# Hello From Italy



## fuztec25 (Jun 28, 2018)

Hiya everybody, here's an old dinosaur from pre-MIDI era... That likes to play with modern virtual toys  .

Pleasure of being part of the community!

Regards,
Fuz!


----------



## fiestared (Jun 28, 2018)

fuztec25 said:


> Hiya everybody, here's an old dinosaur from pre-MIDI era... That likes to play with modern virtual toys  .
> 
> Pleasure of being part of the community!
> 
> ...


Benvenuto amico, I am also a pre-Midi, and here, we're not alone


----------



## fuztec25 (Jun 29, 2018)

fiestared said:


> Benvenuto amico, I am also a pre-Midi, and here, we're not alone


Thx Fiestared... Let's get the party started


----------



## nathantboler (Jul 2, 2018)

fuztec25 said:


> Hiya everybody, here's an old dinosaur from pre-MIDI era... That likes to play with modern virtual toys  .
> 
> Pleasure of being part of the community!
> 
> ...


Welcome!


----------



## fuztec25 (Jul 3, 2018)

nathantboler said:


> Welcome!


Thx Nathan, just bought Hyperion Strings Micro


----------



## nathantboler (Jul 3, 2018)

fuztec25 said:


> Thx Nathan, just bought Hyperion Strings Micro


Oh, very cool!
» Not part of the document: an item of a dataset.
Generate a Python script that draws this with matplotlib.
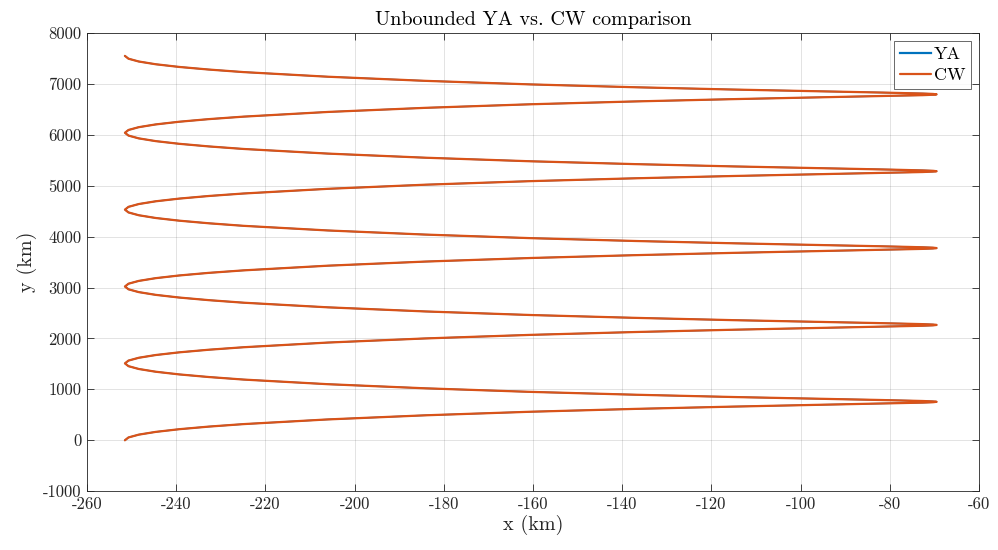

I'm working on a composition walkthrough video for that library as we speak.


----------



## Wolf68 (Jul 4, 2018)

Hi Fuz, welcome from newbie to newbie...I also started with a Cassette multitracker...and that was already pure luxury...


----------



## Jaap (Jul 4, 2018)

Welcome to your new toy store then


----------